Sunday, June 22, 2014

SharePoint: Access large list

SharePoint list throttling limits to access maximum 5000 items through view/query. However your list can hold as much as 30,000,000 items but you can’t access more than 5000 items at once by view or query. But I’ve seen scenarios where list items goes millions in a year. So accessing large list having more than 5000 items not very rare in real life.

But have you ever asked yourself, why the limit is 5000 items?
The real limit of 5000 items is related to SQL server. I’m not a SQL server expert but let me try to explain as a non-SQL server expert – “If a SQL query returns more than 5000 items, SQL server locks the entire table – which will affect other queries on the table”.

So as a SharePoint expert you might need to be in a situation where you need to work with large list (having more than 5000 items). However, there’s few options you have when you need to access large list. I’ll explain different options with pros and cons.

 

Option 1: Override the throttling limit (Less preferable)

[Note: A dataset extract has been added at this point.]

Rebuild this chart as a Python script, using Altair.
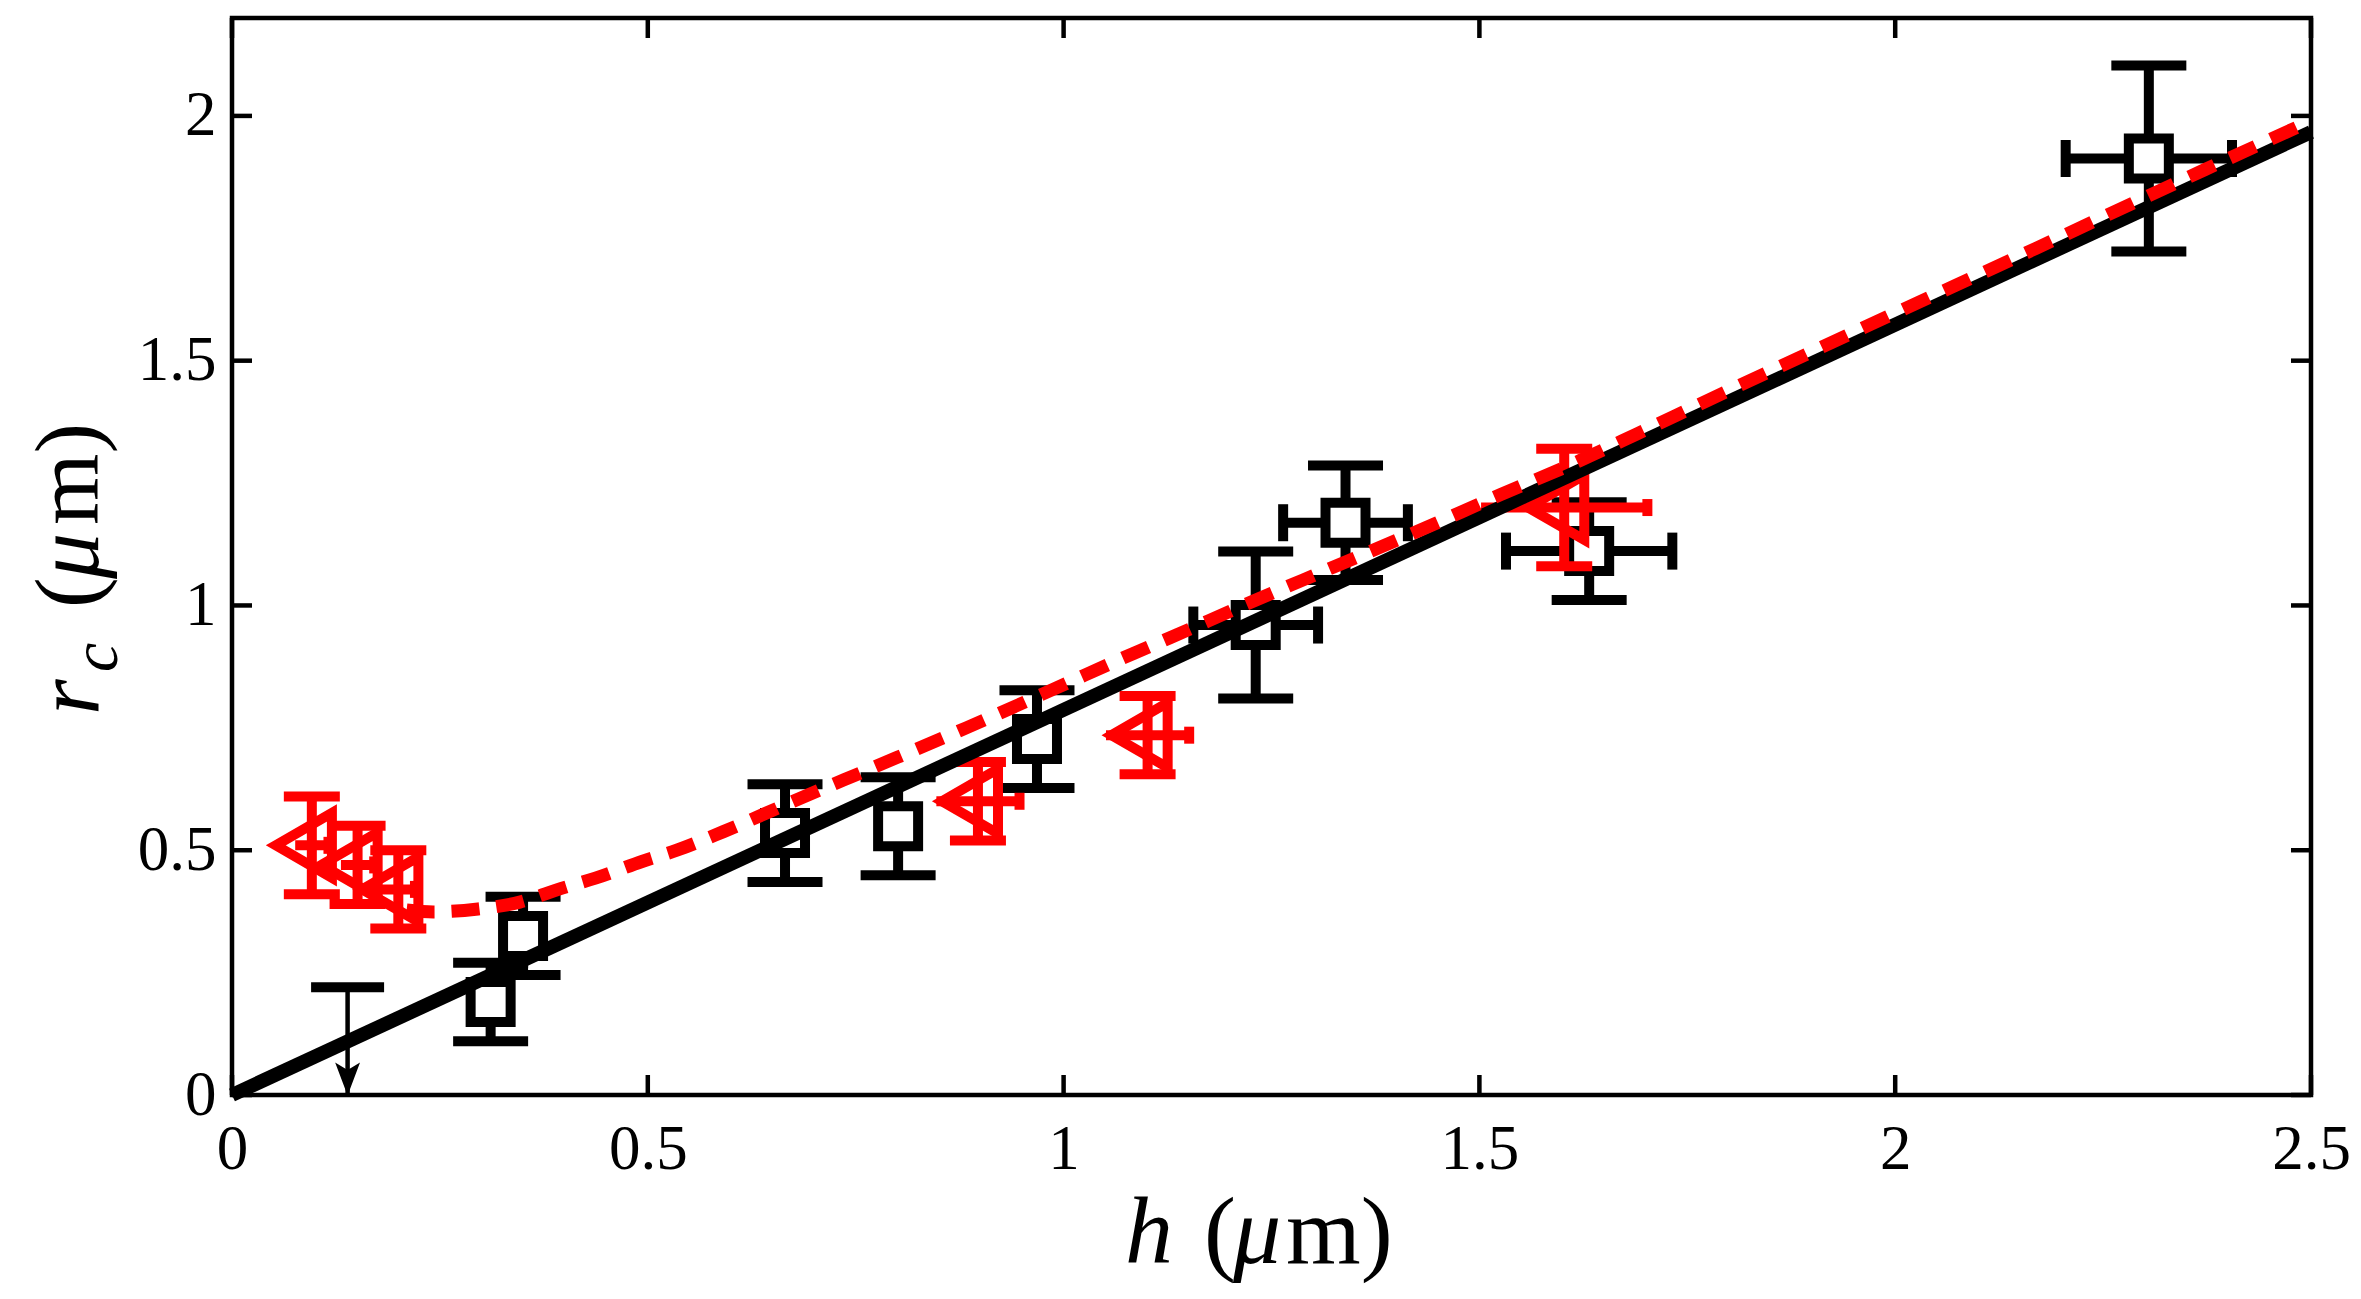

You can override the throttling limit from web application settings or through code. I would not suggest to do it from web application as it’ll be applied throughout the web application, instead if you querying your list then you can override the setting as shown below:

SPQuery spqry = new SPQuery();
spqry.QueryThrottleMode = SPQueryThrottleOption.Override;

The easy thing about this approach is that you don’t need to go through any complexity of writing complex code but downside is your query is taking excessive resources affecting other users. Points to note:

  • Easy to use, as you don’t need to include any complexity in your code if you are using SPQuery. If your list views return more than 500 items, the views will not fail
  • Also this approach will send a single (possibly) SQL query that will return all items
  • However, other users browsing the site will find the site slow – as the full table lock will be applied in SQL server delaying other users request to be queued
  • If you are loading all of the items in memory, then your server should be able to handle the items
  • You can override the throttling limit, if your server is able to handle all the items in memory and you are executing your script during off-peak hour. I would prefer overriding the throttling limit, if, for example, I’m moving all data for archiving during off peak hour. More specifically, if you need to run the script periodically or once during off-peak hour then you may be override the throttling limit.

 

Option 2: Access less than 5000 items Iteratively

With this approach, you don’t override the SharePoint throttling limit (always preferable). Rather you loop through and access less than 5000 items on each iteration (say, 2000 items per iteration). The following block shows the idea:

var list = web.Lists[listName];
var maxItemId = list.Items[list.ItemCount - 1].ID; //get max item id Or use below code to get max id using CAML
//spquery.RowLimit = 1;
//spquery.Query = "<OrderBy><FieldRef Name='ID' /></OrderBy>";
var startIndex = 1;
const int processByCount = 4000; //max no of items to be returned by spquery
var endIndex = startIndex + processByCount;
while (startIndex < maxItemId)
{
    var query = new SPQuery
    {
        Query = string.Format(@"<Where>
                            <And>
                                <Geq><FieldRef Name='ID' /><Value Type='Counter'>{0}</Value></Geq>
                                <Leq><FieldRef Name='ID' /><Value Type='Counter'>{1}</Value></Leq>
                            </And>
                        </Where>", startIndex, endIndex)
    };
    var items = web.Lists["ListName"].GetItems(query);
    //process items to convert to CSV
    startIndex = endIndex + 1;
    endIndex = startIndex + processByCount;

The above approach is a good option for querying items through SPQuery. However, for list view, you need to modify your views to make sure the view doesn’t return more than 500 items. Points to note:

  • You need to modify your existing views so that they don’t return more than 5000 items.
  • Once you modify your list views (as well as change the code to access less than 5000 items), the queries/views will have less affect on other live users.
  • However, you need to modify your existing code (or new code) to use the pattern to access not more than 5000 items.
  • Also for each loop, you will send a SQL query that will return the items.

 

Option 3: Use ContentIterator

SharePoint Server provides an API to access individual items using ‘ContentIterator’. ContentIterator is kind of complete API for processing large list items. Points to note:

  • The API has full capabilities of handling different scenarios
  • And the API is available in Office Server version not in Foundation.

 

Conclusion

Overriding throttling limit is in web application is the last option I would suggest. However overriding throttling limit through SPQuery can be used if you are running your query during off-peak hour and possibly one time. Option 2 of ‘Iteratively accessing less than 5000 items’ is more suitable as you can control how many items you would like to access on each request. ContentIterator is the preferable way, if you are using Server version of SharePoint.